Spain's borrowing costs rise
MADRID (Bloomberg) — Spain's borrowing costs climbed at a sale of 10-year bonds amid speculation that the euro-region's debt crisis won't be solved by a $1 trillion rescue package.
The Treasury said it paid an average yield of 4.045 percent, 0.19 percentage points more than at a March auction for similar-maturity bonds and the highest rate since April 2009. The government sold 3.52 billion euros ($4.36 billion) of the securities, exceeding the 3.5 billion-euro upper limit of its target.

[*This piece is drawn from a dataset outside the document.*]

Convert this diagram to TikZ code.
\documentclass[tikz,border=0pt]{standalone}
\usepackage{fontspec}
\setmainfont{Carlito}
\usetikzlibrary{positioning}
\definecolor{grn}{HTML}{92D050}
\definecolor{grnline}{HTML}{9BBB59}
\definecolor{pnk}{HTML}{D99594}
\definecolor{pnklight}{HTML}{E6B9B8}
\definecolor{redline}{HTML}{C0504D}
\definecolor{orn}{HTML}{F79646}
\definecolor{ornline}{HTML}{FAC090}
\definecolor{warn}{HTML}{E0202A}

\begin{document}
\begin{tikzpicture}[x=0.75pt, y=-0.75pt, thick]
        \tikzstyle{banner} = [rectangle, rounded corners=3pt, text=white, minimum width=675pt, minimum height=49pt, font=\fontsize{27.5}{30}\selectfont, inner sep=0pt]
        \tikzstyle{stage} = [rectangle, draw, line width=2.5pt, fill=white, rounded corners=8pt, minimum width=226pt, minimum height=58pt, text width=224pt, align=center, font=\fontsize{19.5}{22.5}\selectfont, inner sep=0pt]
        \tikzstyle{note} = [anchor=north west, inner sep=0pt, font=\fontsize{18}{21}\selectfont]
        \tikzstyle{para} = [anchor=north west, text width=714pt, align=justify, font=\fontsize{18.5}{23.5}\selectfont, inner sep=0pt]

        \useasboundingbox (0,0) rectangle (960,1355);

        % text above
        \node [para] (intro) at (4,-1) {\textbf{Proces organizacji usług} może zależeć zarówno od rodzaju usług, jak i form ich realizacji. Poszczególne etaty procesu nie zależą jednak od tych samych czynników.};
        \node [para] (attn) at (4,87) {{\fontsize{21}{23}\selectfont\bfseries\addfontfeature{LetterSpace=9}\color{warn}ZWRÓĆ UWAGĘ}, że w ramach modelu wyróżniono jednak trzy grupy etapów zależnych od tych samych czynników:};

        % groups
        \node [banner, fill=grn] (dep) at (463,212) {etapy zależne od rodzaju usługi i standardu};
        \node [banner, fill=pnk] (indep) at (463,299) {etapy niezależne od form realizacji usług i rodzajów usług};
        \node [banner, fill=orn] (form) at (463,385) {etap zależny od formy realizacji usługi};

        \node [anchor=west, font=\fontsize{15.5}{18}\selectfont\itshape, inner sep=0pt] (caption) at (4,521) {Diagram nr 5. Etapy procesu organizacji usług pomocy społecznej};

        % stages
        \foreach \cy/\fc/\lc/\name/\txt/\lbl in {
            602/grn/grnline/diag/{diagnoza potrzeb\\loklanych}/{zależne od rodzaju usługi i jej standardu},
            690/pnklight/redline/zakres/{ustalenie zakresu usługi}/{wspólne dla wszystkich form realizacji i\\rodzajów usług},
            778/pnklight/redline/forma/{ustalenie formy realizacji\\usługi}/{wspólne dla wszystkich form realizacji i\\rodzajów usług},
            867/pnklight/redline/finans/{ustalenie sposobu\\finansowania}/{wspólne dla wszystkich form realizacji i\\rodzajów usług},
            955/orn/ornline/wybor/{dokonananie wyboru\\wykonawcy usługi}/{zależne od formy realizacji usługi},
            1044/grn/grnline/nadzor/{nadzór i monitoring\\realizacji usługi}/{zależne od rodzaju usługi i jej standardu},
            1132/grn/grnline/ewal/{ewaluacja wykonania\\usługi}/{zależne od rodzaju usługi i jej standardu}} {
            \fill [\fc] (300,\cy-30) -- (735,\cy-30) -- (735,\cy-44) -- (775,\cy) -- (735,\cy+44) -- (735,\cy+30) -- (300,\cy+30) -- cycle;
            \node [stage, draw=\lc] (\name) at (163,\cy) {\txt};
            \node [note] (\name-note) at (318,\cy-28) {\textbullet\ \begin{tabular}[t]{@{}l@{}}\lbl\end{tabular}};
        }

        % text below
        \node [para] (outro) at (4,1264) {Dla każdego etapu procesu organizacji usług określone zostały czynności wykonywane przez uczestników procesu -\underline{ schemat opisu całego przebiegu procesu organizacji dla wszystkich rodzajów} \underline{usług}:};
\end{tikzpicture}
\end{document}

Demand was "overall better than most expected," said Marc Ostwald, a fixed-income strategist at Monument Securities Ltd. in London. Still, the yield and spread "underscore that the price for Spain to service its debt is rising sharply."
The bonds fell more than similar securities of Italy, Greece or Portugal as Spanish Prime Minister Jose Luis Rodriguez Zapatero prepares to lead a meeting of his cabinet today that aims to approve as much as 15 billion euros of spending cuts announced in the Spanish Parliament last week.
The government is seeking to reduce the euro region's third-largest budget deficit to within 3 percent of economic output in 2013 from last year's 11.2 percent ratio.
Spain's 10-year security fell today, raising its yield to 4.12 percent, up 0.8 percentage point. The 10-year bonds of Italy and Portugal climbed 0.06 percentage point and Greece was little changed as of 2:21 p.m. Madrid time.
While the extra yield investors demand to hold Spanish 10- year debt instead of benchmark German bunds rose 0.09 percentage point to 1.35 percentage point, it's still lower than the 1.64 percentage points reached on May 7, the most since the euro's introduction in 1999.
"This is exactly what the eurozone debt market needs — confidence in the higher-yielding markets — and these are the first steps to reopening the secondary market in peripheral debt," said Peter Chatwell, an interest-rates strategist at Credit Agricole Corporate and Investment Bank in London.